> WHAT NEEDS TO BE DONE
Look at the data below and print exactly the lines from its first line through the line with "-- (\x1+8.8pt,\y2+12pt) -- (\x1+4.1pt,\y2+12pt)"; the pictures stay out of the copy.

Rows from a dataset of charts and code
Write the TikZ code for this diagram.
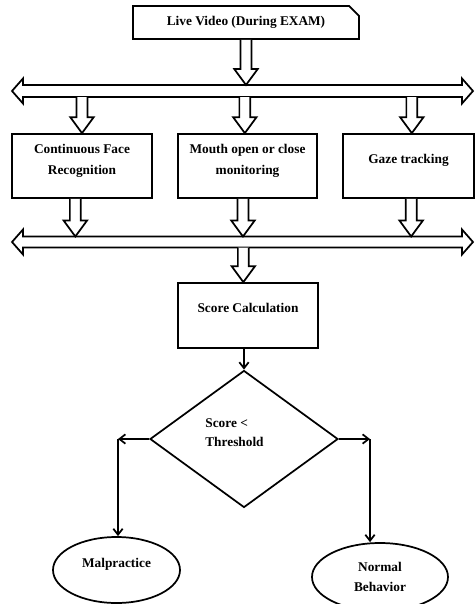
\documentclass[tikz,border=0pt]{standalone}
\usepackage{fontspec}
\setmainfont{Liberation Serif}
\usetikzlibrary{shapes.misc,shapes.geometric,arrows.meta,calc}

\newcommand{\fatdown}[2]{%
\draw[fat] let \p1=(#1), \p2=(#2) in
(\x1-4.1pt,\y1) -- (\x1-4.1pt,\y2+12pt) -- (\x1-8.8pt,\y2+12pt) -- (\x1,\y2)
-- (\x1+8.8pt,\y2+12pt) -- (\x1+4.1pt,\y2+12pt) -- (\x1+4.1pt,\y1);}

\begin{document}
\begin{tikzpicture}[x=0.75pt,y=-0.75pt,
box/.style={draw,line width=1.3pt,align=center,font=\fontsize{10}{15.75}\selectfont\bfseries},
txt/.style={font=\fontsize{10}{14.25}\selectfont\bfseries,inner sep=0pt},
fat/.style={line width=1.3pt,fill=white,line join=miter},
arr/.style={line width=1.3pt,-{Straight Barb[length=4.5pt,width=7pt]}}]
\useasboundingbox (0,0) rectangle (475,604);

\node[box,chamfered rectangle,chamfered rectangle corners=north east,chamfered rectangle xsep=3pt,chamfered rectangle ysep=4.5pt,minimum width=169.5pt,minimum height=23.25pt] (live) at (246,22.5) {Live Video (During EXAM)};

\coordinate (busAtop) at (0,85);
\coordinate (busAbot) at (0,97);
\coordinate (busBtop) at (0,236.5);
\coordinate (busBbot) at (0,247.5);
\draw[fat] (12,91) -- (23,78.5) -- (23,85) -- (462,85) -- (462,78.5) -- (473,91) -- (462,103.5) -- (462,97) -- (23,97) -- (23,103.5) -- cycle;
\draw[fat] (12,242) -- (23,229.5) -- (23,236.5) -- (462,236.5) -- (462,229.5) -- (473,242) -- (462,254.5) -- (462,247.5) -- (23,247.5) -- (23,254.5) -- cycle;

\node[box,minimum width=105pt,minimum height=48pt,text depth=9.25pt] (face) at (82,166) {Continuous Face\\Recognition};
\node[box,minimum width=104.25pt,minimum height=48pt,text depth=9.25pt] (mouth) at (247.5,166) {Mouth open or close\\monitoring};
\node[box,minimum width=98.25pt,minimum height=48pt,text depth=10.8pt] (gaze) at (408.5,166) {Gaze tracking};
\node[box,minimum width=105pt,minimum height=48.75pt,text depth=11.5pt] (score) at (248,315.5) {Score Calculation};

\fatdown{live.south}{busAtop}
\fatdown{face.north |- busAbot}{face.north}
\fatdown{[xshift=-2pt]mouth.north |- busAbot}{mouth.north}
\fatdown{[xshift=2.5pt]gaze.north |- busAbot}{gaze.north}
\fatdown{[xshift=-5pt]face.south}{busBtop}
\fatdown{[xshift=-3.4pt]mouth.south}{busBtop}
\fatdown{[xshift=2pt]gaze.south}{busBtop}
\fatdown{[xshift=-3.5pt]score.north |- busBbot}{score.north}

\node[draw,diamond,line width=1.3pt,minimum width=141pt,minimum height=102.75pt] (dec) at (244,439) {};
\node[txt,align=left] (crit) at (234.5,432.5) {Score <\\Threshold};

\node[box,ellipse,minimum width=95.25pt,minimum height=49.5pt,text depth=10.8pt] (mal) at (116.5,570) {Malpractice};
\node[box,ellipse,minimum width=102pt,minimum height=51pt,font=\fontsize{10}{15}\selectfont\bfseries] (nor) at (380,577) {Normal\\Behavior};

\coordinate (lc) at (118,439);
\coordinate (rc) at (370,439);
\draw[arr] (dec.north |- score.south) -- (dec.north);
\draw[arr] (dec.west) -- (lc);
\draw[arr] (lc) -- (lc |- mal.north);
\draw[arr] (dec.east) -- (rc);
\draw[arr] (rc) -- (rc |- nor.north);
\end{tikzpicture}
\end{document}
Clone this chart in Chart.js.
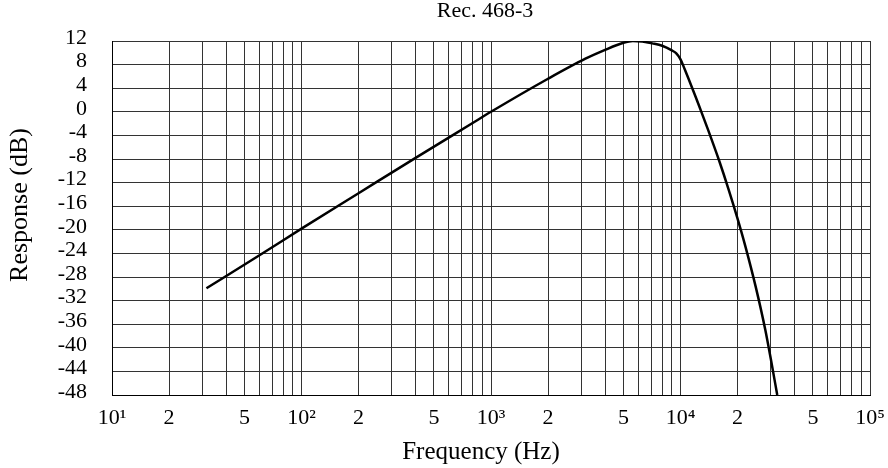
<!DOCTYPE html>
<html>
<head>
<meta charset="utf-8">
<script src="https://cdn.jsdelivr.net/npm/chart.js@4"></script>
<style>
  html, body { margin: 0; padding: 0; background: #fff; }
  #wrap { width: 888px; height: 468px; }
</style>
</head>
<body>
<div id="wrap"><canvas id="weightChart"></canvas></div>
<script>
// Rec. 468-3 weighting curve
var freqs = [31.5, 63, 100, 200, 400, 800, 1000, 2000, 3150, 4000, 5000, 5600, 6300, 7100, 8000, 9000, 9500, 10000, 10500, 11000, 12000, 12500, 14000, 16000, 18000, 20000, 22000, 25000, 28000, 30000, 32400];
var response = [-29.9, -23.9, -19.8, -13.8, -7.8, -1.9, 0, 5.6, 9.0, 10.5, 11.7, 12.0, 11.9, 11.6, 11.2, 10.4, 9.9, 8.9, 7.3, 5.7, 2.6, 1.1, -3.1, -8.3, -13.3, -18.1, -22.8, -29.8, -36.9, -42.0, -48];
var yTicks = [12, 8, 4, 0, -4, -8, -12, -16, -20, -24, -28, -32, -36, -40, -44, -48];
var xLabelled = [1, 2, 5];   // significands that get a label in each decade
var supers = { 1: '\u00b9', 2: '\u00b2', 3: '\u00b3', 4: '\u2074', 5: '\u2075' };

var serif = '"Liberation Serif", "DejaVu Serif", serif';

var points = freqs.map(function(f, i) { return { x: f, y: response[i] }; });

function splitLog(value) {
  var exp = Math.floor(Math.log10(value) + 1e-9);
  var sig = value / Math.pow(10, exp);
  return { exp: exp, sig: sig };
}

// title and axis titles, placed where the original has them
var textPlugin = {
  id: 'recText',
  afterDraw: function(chart) {
    var ctx = chart.ctx;
    ctx.save();
    ctx.fillStyle = '#000';
    ctx.textAlign = 'center';
    ctx.textBaseline = 'middle';
    ctx.font = '22px ' + serif;
    ctx.fillText('Rec. 468-3', 485, 11);
    ctx.font = '25px ' + serif;
    ctx.fillText('Frequency (Hz)', 481, 452);
    ctx.translate(20, 205);
    ctx.rotate(-Math.PI / 2);
    ctx.font = '26px ' + serif;
    ctx.fillText('Response (dB)', 0, 0);
    ctx.restore();
  }
};

var ctx = document.getElementById('weightChart').getContext('2d');
var weightChart = new Chart(ctx, {
  type: 'line',
  data: {
    datasets: [{
      label: 'Rec. 468-3',
      data: points,
      borderColor: '#000',
      borderWidth: 2.5,
      pointRadius: 0,
      fill: false,
      cubicInterpolationMode: 'monotone'
    }]
  },
  options: {
    responsive: true,
    maintainAspectRatio: false,
    animation: false,
    layout: { padding: { left: 0, right: 18, top: 41, bottom: 0 } },
    scales: {
      x: {
        type: 'logarithmic',
        min: 10,
        max: 100000,
        border: { color: '#000', width: 1 },
        grid: { color: '#333', lineWidth: 1, drawTicks: false },
        afterBuildTicks: function(scale) {
          // keep only 1..9 x 10^n
          scale.ticks = scale.ticks.filter(function(t) {
            var s = splitLog(t.value).sig;
            return Math.abs(s - Math.round(s)) < 1e-6;
          });
        },
        ticks: {
          autoSkip: false,
          maxRotation: 0,
          padding: 10,
          color: '#000',
          font: { family: serif, size: 22 },
          callback: function(value) {
            var p = splitLog(value);
            var sig = Math.round(p.sig);
            if (xLabelled.indexOf(sig) < 0) return '';
            if (sig === 1) return '10' + supers[p.exp];
            return String(sig);
          }
        },
        afterFit: function(scale) {
          scale.height = 73;
          scale.paddingLeft = 0;
          scale.paddingRight = 0;
        }
      },
      y: {
        min: -48,
        max: 12,
        border: { color: '#000', width: 1 },
        grid: { color: '#333', lineWidth: 1, drawTicks: false },
        afterBuildTicks: function(scale) {
          scale.ticks = yTicks.map(function(v) { return { value: v }; });
        },
        ticks: {
          autoSkip: false,
          padding: 25,
          labelOffset: -3,
          color: '#000',
          font: { family: serif, size: 22 }
        },
        afterFit: function(scale) { scale.width = 112; }
      }
    },
    plugins: {
      legend: { display: false },
      title: { display: false },
      tooltip: { enabled: false }
    }
  },
  plugins: [textPlugin]
});
</script>
</body>
</html>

> TASK RESPONSE
Write the TikZ code for this diagram.
\documentclass[tikz,border=0pt]{standalone}
\usepackage{fontspec}
\setmainfont{Liberation Serif}
\usetikzlibrary{shapes.misc,shapes.geometric,arrows.meta,calc}

\newcommand{\fatdown}[2]{%
\draw[fat] let \p1=(#1), \p2=(#2) in
(\x1-4.1pt,\y1) -- (\x1-4.1pt,\y2+12pt) -- (\x1-8.8pt,\y2+12pt) -- (\x1,\y2)
-- (\x1+8.8pt,\y2+12pt) -- (\x1+4.1pt,\y2+12pt) -- (\x1+4.1pt,\y1);}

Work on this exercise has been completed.